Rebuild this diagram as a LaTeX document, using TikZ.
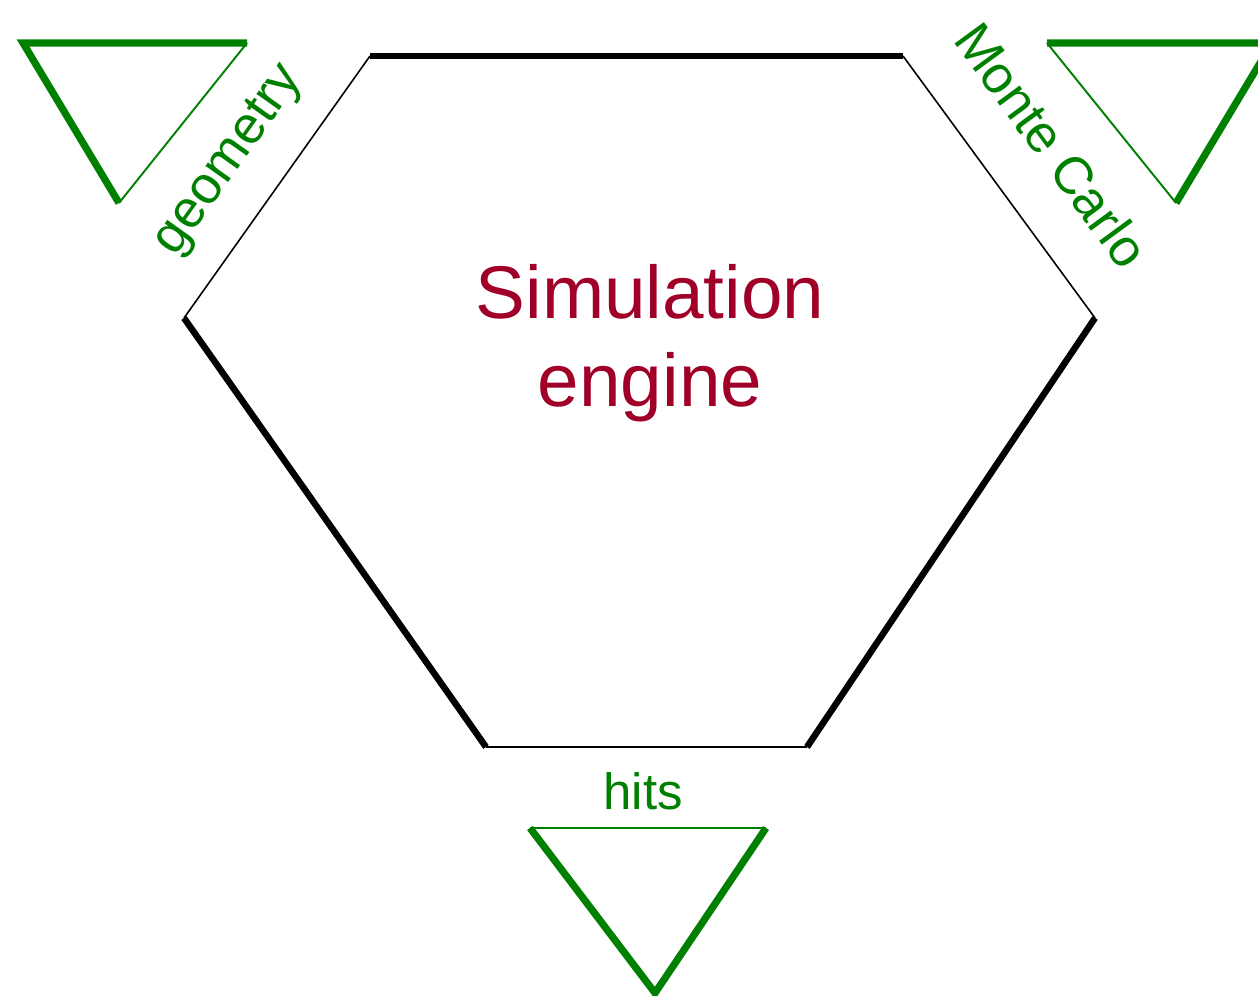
\documentclass[tikz,border=0pt]{standalone}
\usepackage{fontspec}
\setmainfont{Liberation Sans}
\definecolor{simred}{RGB}{160,0,40}
\definecolor{lblgreen}{RGB}{0,128,0}
\begin{document}
\begin{tikzpicture}[x=0.02cm,y=-0.02cm,
  hexthick/.style={line width=3.7pt,black,line cap=butt},
  hexthin/.style={line width=0.9pt,black},
  trithick/.style={line width=4.1pt,lblgreen},
  trithin/.style={line width=1.1pt,lblgreen},
  lbl/.style={text=lblgreen,font=\fontsize{29}{34}\selectfont,inner sep=0pt},
  rlbl/.style={text=lblgreen,font=\fontsize{30}{35}\selectfont,inner sep=0pt},
  title/.style={text=simred,font=\fontsize{42.5}{50}\selectfont,align=center,inner sep=0pt}]
\useasboundingbox (0,0) rectangle (1258,996);
\clip (0,0) rectangle (1258,996);
% hexagon corners
\coordinate (h1) at (370,56);
\coordinate (h2) at (903,56);
\coordinate (h3) at (1095,318);
\coordinate (h4) at (807,747);
\coordinate (h5) at (486,747);
\coordinate (h6) at (184,318);
\draw[hexthick] (h1) -- (h2);
\draw[hexthin] (h2) -- (h3);
\draw[hexthick] (h3) -- (h4);
\draw[hexthin] (h4) -- (h5);
\draw[hexthick] (h5) -- (h6);
\draw[hexthin] (h6) -- (h1);
% geometry triangle
\coordinate (g1) at (23,43);
\coordinate (g2) at (247,43);
\coordinate (g3) at (119,203);
\draw[trithick] (g3) -- (g1) -- (g2);
\draw[trithin] (g2) -- (g3);
% Monte Carlo triangle
\coordinate (m1) at (1047,43);
\coordinate (m2) at (1272,43);
\coordinate (m3) at (1176,203);
\draw[trithick] (m1) -- (m2) -- (m3);
\draw[trithin] (m3) -- (m1);
% hits triangle
\coordinate (t1) at (530,828);
\coordinate (t2) at (766,828);
\coordinate (t3) at (655,993);
\draw[trithick] (t1) -- (t3) -- (t2);
\draw[trithin] (t1) -- (t2);
% labels
\node[title] (sim) at (650,343) {Simulation\\engine};
\node[rlbl,rotate=54.6] (geo) at (230,161) {geometry};
\node[rlbl,rotate=-53.8] (mc) at (1052,145) {Monte Carlo};
\node[lbl,anchor=base] (hits) at (643,809) {hits};
\end{tikzpicture}
\end{document}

[What the exercise asks] Without including any pictures, reproduce the listing exactly.

[Response]
Rebuild this diagram as a LaTeX document, using TikZ.
\documentclass[tikz,border=0pt]{standalone}
\usepackage{fontspec}
\setmainfont{Liberation Sans}
\definecolor{simred}{RGB}{160,0,40}
\definecolor{lblgreen}{RGB}{0,128,0}
\begin{document}
\begin{tikzpicture}[x=0.02cm,y=-0.02cm,
  hexthick/.style={line width=3.7pt,black,line cap=butt},
  hexthin/.style={line width=0.9pt,black},
  trithick/.style={line width=4.1pt,lblgreen},
  trithin/.style={line width=1.1pt,lblgreen},
  lbl/.style={text=lblgreen,font=\fontsize{29}{34}\selectfont,inner sep=0pt},
  rlbl/.style={text=lblgreen,font=\fontsize{30}{35}\selectfont,inner sep=0pt},
  title/.style={text=simred,font=\fontsize{42.5}{50}\selectfont,align=center,inner sep=0pt}]
\useasboundingbox (0,0) rectangle (1258,996);
\clip (0,0) rectangle (1258,996);
% hexagon corners
\coordinate (h1) at (370,56);
\coordinate (h2) at (903,56);
\coordinate (h3) at (1095,318);
\coordinate (h4) at (807,747);
\coordinate (h5) at (486,747);
\coordinate (h6) at (184,318);
\draw[hexthick] (h1) -- (h2);
\draw[hexthin] (h2) -- (h3);
\draw[hexthick] (h3) -- (h4);
\draw[hexthin] (h4) -- (h5);
\draw[hexthick] (h5) -- (h6);
\draw[hexthin] (h6) -- (h1);
% geometry triangle
\coordinate (g1) at (23,43);
\coordinate (g2) at (247,43);
\coordinate (g3) at (119,203);
\draw[trithick] (g3) -- (g1) -- (g2);
\draw[trithin] (g2) -- (g3);
% Monte Carlo triangle
\coordinate (m1) at (1047,43);
\coordinate (m2) at (1272,43);
\coordinate (m3) at (1176,203);
\draw[trithick] (m1) -- (m2) -- (m3);
\draw[trithin] (m3) -- (m1);
% hits triangle
\coordinate (t1) at (530,828);
\coordinate (t2) at (766,828);
\coordinate (t3) at (655,993);
\draw[trithick] (t1) -- (t3) -- (t2);
\draw[trithin] (t1) -- (t2);
% labels
\node[title] (sim) at (650,343) {Simulation\\engine};
\node[rlbl,rotate=54.6] (geo) at (230,161) {geometry};
\node[rlbl,rotate=-53.8] (mc) at (1052,145) {Monte Carlo};
\node[lbl,anchor=base] (hits) at (643,809) {hits};
\end{tikzpicture}
\end{document}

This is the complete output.